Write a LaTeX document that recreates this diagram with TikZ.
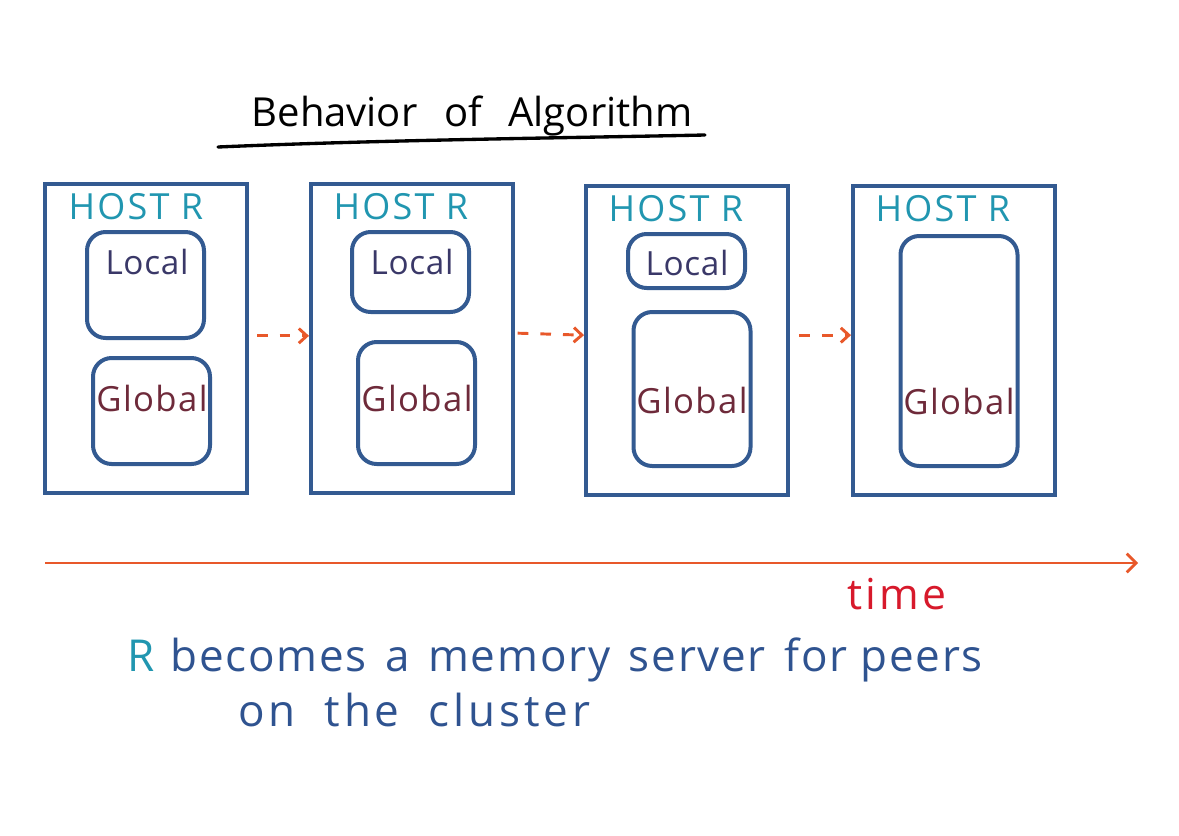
\documentclass[tikz,border=0pt]{standalone}
\usepackage{fontspec}
\setmainfont{Open Sans}
\usetikzlibrary{arrows.meta,calc}
\definecolor{boxblue}{RGB}{51,90,145}
\definecolor{hostcol}{RGB}{33,150,176}
\definecolor{localcol}{RGB}{58,56,104}
\definecolor{globalcol}{RGB}{110,42,58}
\definecolor{orangecol}{RGB}{232,88,42}
\definecolor{timecol}{RGB}{215,25,43}
\definecolor{textblue}{RGB}{47,83,144}
\tikzset{
  hostbox/.style={draw=boxblue, line width=3pt, minimum width=202*0.75pt, minimum height=309*0.75pt, inner sep=0pt},
  membox/.style={draw=boxblue, line width=3pt, rounded corners=14pt, minimum width=117*0.75pt, inner sep=0pt},
  hostlbl/.style={text=hostcol, font=\fontsize{27}{30}\selectfont\addfontfeature{LetterSpace=6}, inner sep=0pt},
  locallbl/.style={text=localcol, font=\fontsize{25}{28}\selectfont\addfontfeature{LetterSpace=2}, inner sep=0pt},
  globallbl/.style={text=globalcol, font=\fontsize{26}{30}\selectfont\addfontfeature{LetterSpace=4}, inner sep=0pt},
  dasharr/.style={draw=orangecol, line width=2.2pt, dash pattern=on 8pt off 9pt, -{Straight Barb[length=6pt,width=11pt,line width=2.2pt]}},
}
\begin{document}
\begin{tikzpicture}[x=0.75pt,y=-0.75pt]
\useasboundingbox (0,0) rectangle (1179,836);
% title
\node[inner sep=0pt, font=\fontsize{30}{34}\selectfont] (title) at (472,116) {Behavior\hspace{20pt}of\hspace{20pt}Algorithm};
\coordinate (ulA) at (218,147);
\coordinate (ulB) at (705,135);
\draw[line width=2.5pt, line cap=round] (ulA) .. controls (380,140) and (560,138) .. (ulB);
% boxes
\node[hostbox] (b1) at (146,338.5) {};
\node[hostbox] (b2) at (412,338.5) {};
\node[hostbox] (b3) at (687,340.5) {};
\node[hostbox] (b4) at (954,340.5) {};
% memory boxes
\node[membox, minimum height=106*0.75pt] (l1) at (145.5,285) {};
\node[membox, minimum height=106*0.75pt] (g1) at (151.5,411) {};
\node[membox, minimum height=80*0.75pt] (l2) at (410.5,272) {};
\node[membox, minimum height=122*0.75pt] (g2) at (416.5,403) {};
\node[membox, minimum height=54*0.75pt] (l3) at (686.5,261) {};
\node[membox, minimum height=154*0.75pt] (g3) at (692,389) {};
\node[membox, minimum height=230*0.75pt] (g4) at (959,351) {};
% labels
\node[hostlbl] (h1) at (136,207) {HOST R};
\node[hostlbl] (h2) at (401,207) {HOST R};
\node[hostlbl] (h3) at (676,209) {HOST R};
\node[hostlbl] (h4) at (943,209) {HOST R};
\node[locallbl] (lt1) at (147,262) {Local};
\node[locallbl] (lt2) at (412,262) {Local};
\node[locallbl] (lt3) at (687,263) {Local};
\node[globallbl] (gt1) at (152,398) {Global};
\node[globallbl] (gt2) at (417,398) {Global};
\node[globallbl] (gt3) at (692,400) {Global};
\node[globallbl] (gt4) at (959,401) {Global};
% dashed arrows
\draw[dasharr] ([xshift=6pt,yshift=2pt]b1.east) -- ([yshift=2pt]b2.west);
\draw[dasharr] ([xshift=2pt,yshift=4pt]b2.east) -- ([yshift=4pt]b3.west);
\draw[dasharr] ([xshift=7pt,yshift=4pt]b3.east) -- ([yshift=4pt]b4.west);
% time axis
\coordinate (tA) at (45,563);
\coordinate (tB) at (1138,563);
\draw[orangecol, line width=2pt, -{Straight Barb[length=7pt,width=14pt,line width=2pt]}] (tA) -- (tB);
\node[text=timecol, font=\fontsize{32}{36}\selectfont\addfontfeature{LetterSpace=8}, inner sep=0pt] (time) at (897,594) {time};
% bottom text
\node[anchor=west, inner sep=0pt, font=\fontsize{33}{38}\selectfont\addfontfeature{LetterSpace=4}] (line1) at (127,660) {\textcolor{hostcol}{R}\hspace{12pt}\textcolor{textblue}{becomes\hspace{4pt} a\hspace{4pt} memory\hspace{4pt} server\hspace{4pt} for peers}};
\node[anchor=west, inner sep=0pt, text=textblue, font=\fontsize{33}{38}\selectfont\addfontfeature{LetterSpace=9}] (line2) at (238,710) {on\hspace{10pt} the\hspace{10pt} cluster};
\end{tikzpicture}
\end{document}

> Short problem: Extract the full listing exactly, with the pictures left out.

> Reply to the exercise:
Write a LaTeX document that recreates this diagram with TikZ.
\documentclass[tikz,border=0pt]{standalone}
\usepackage{fontspec}
\setmainfont{Open Sans}
\usetikzlibrary{arrows.meta,calc}
\definecolor{boxblue}{RGB}{51,90,145}
\definecolor{hostcol}{RGB}{33,150,176}
\definecolor{localcol}{RGB}{58,56,104}
\definecolor{globalcol}{RGB}{110,42,58}
\definecolor{orangecol}{RGB}{232,88,42}
\definecolor{timecol}{RGB}{215,25,43}
\definecolor{textblue}{RGB}{47,83,144}
\tikzset{
  hostbox/.style={draw=boxblue, line width=3pt, minimum width=202*0.75pt, minimum height=309*0.75pt, inner sep=0pt},
  membox/.style={draw=boxblue, line width=3pt, rounded corners=14pt, minimum width=117*0.75pt, inner sep=0pt},
  hostlbl/.style={text=hostcol, font=\fontsize{27}{30}\selectfont\addfontfeature{LetterSpace=6}, inner sep=0pt},
  locallbl/.style={text=localcol, font=\fontsize{25}{28}\selectfont\addfontfeature{LetterSpace=2}, inner sep=0pt},
  globallbl/.style={text=globalcol, font=\fontsize{26}{30}\selectfont\addfontfeature{LetterSpace=4}, inner sep=0pt},
  dasharr/.style={draw=orangecol, line width=2.2pt, dash pattern=on 8pt off 9pt, -{Straight Barb[length=6pt,width=11pt,line width=2.2pt]}},
}
\begin{document}
\begin{tikzpicture}[x=0.75pt,y=-0.75pt]
\useasboundingbox (0,0) rectangle (1179,836);
% title
\node[inner sep=0pt, font=\fontsize{30}{34}\selectfont] (title) at (472,116) {Behavior\hspace{20pt}of\hspace{20pt}Algorithm};
\coordinate (ulA) at (218,147);
\coordinate (ulB) at (705,135);
\draw[line width=2.5pt, line cap=round] (ulA) .. controls (380,140) and (560,138) .. (ulB);
% boxes
\node[hostbox] (b1) at (146,338.5) {};
\node[hostbox] (b2) at (412,338.5) {};
\node[hostbox] (b3) at (687,340.5) {};
\node[hostbox] (b4) at (954,340.5) {};
% memory boxes
\node[membox, minimum height=106*0.75pt] (l1) at (145.5,285) {};
\node[membox, minimum height=106*0.75pt] (g1) at (151.5,411) {};
\node[membox, minimum height=80*0.75pt] (l2) at (410.5,272) {};
\node[membox, minimum height=122*0.75pt] (g2) at (416.5,403) {};
\node[membox, minimum height=54*0.75pt] (l3) at (686.5,261) {};
\node[membox, minimum height=154*0.75pt] (g3) at (692,389) {};
\node[membox, minimum height=230*0.75pt] (g4) at (959,351) {};
% labels
\node[hostlbl] (h1) at (136,207) {HOST R};
\node[hostlbl] (h2) at (401,207) {HOST R};
\node[hostlbl] (h3) at (676,209) {HOST R};
\node[hostlbl] (h4) at (943,209) {HOST R};
\node[locallbl] (lt1) at (147,262) {Local};
\node[locallbl] (lt2) at (412,262) {Local};
\node[locallbl] (lt3) at (687,263) {Local};
\node[globallbl] (gt1) at (152,398) {Global};
\node[globallbl] (gt2) at (417,398) {Global};
\node[globallbl] (gt3) at (692,400) {Global};
\node[globallbl] (gt4) at (959,401) {Global};
% dashed arrows
\draw[dasharr] ([xshift=6pt,yshift=2pt]b1.east) -- ([yshift=2pt]b2.west);
\draw[dasharr] ([xshift=2pt,yshift=4pt]b2.east) -- ([yshift=4pt]b3.west);
\draw[dasharr] ([xshift=7pt,yshift=4pt]b3.east) -- ([yshift=4pt]b4.west);
% time axis
\coordinate (tA) at (45,563);
\coordinate (tB) at (1138,563);
\draw[orangecol, line width=2pt, -{Straight Barb[length=7pt,width=14pt,line width=2pt]}] (tA) -- (tB);
\node[text=timecol, font=\fontsize{32}{36}\selectfont\addfontfeature{LetterSpace=8}, inner sep=0pt] (time) at (897,594) {time};
% bottom text
\node[anchor=west, inner sep=0pt, font=\fontsize{33}{38}\selectfont\addfontfeature{LetterSpace=4}] (line1) at (127,660) {\textcolor{hostcol}{R}\hspace{12pt}\textcolor{textblue}{becomes\hspace{4pt} a\hspace{4pt} memory\hspace{4pt} server\hspace{4pt} for peers}};
\node[anchor=west, inner sep=0pt, text=textblue, font=\fontsize{33}{38}\selectfont\addfontfeature{LetterSpace=9}] (line2) at (238,710) {on\hspace{10pt} the\hspace{10pt} cluster};
\end{tikzpicture}
\end{document}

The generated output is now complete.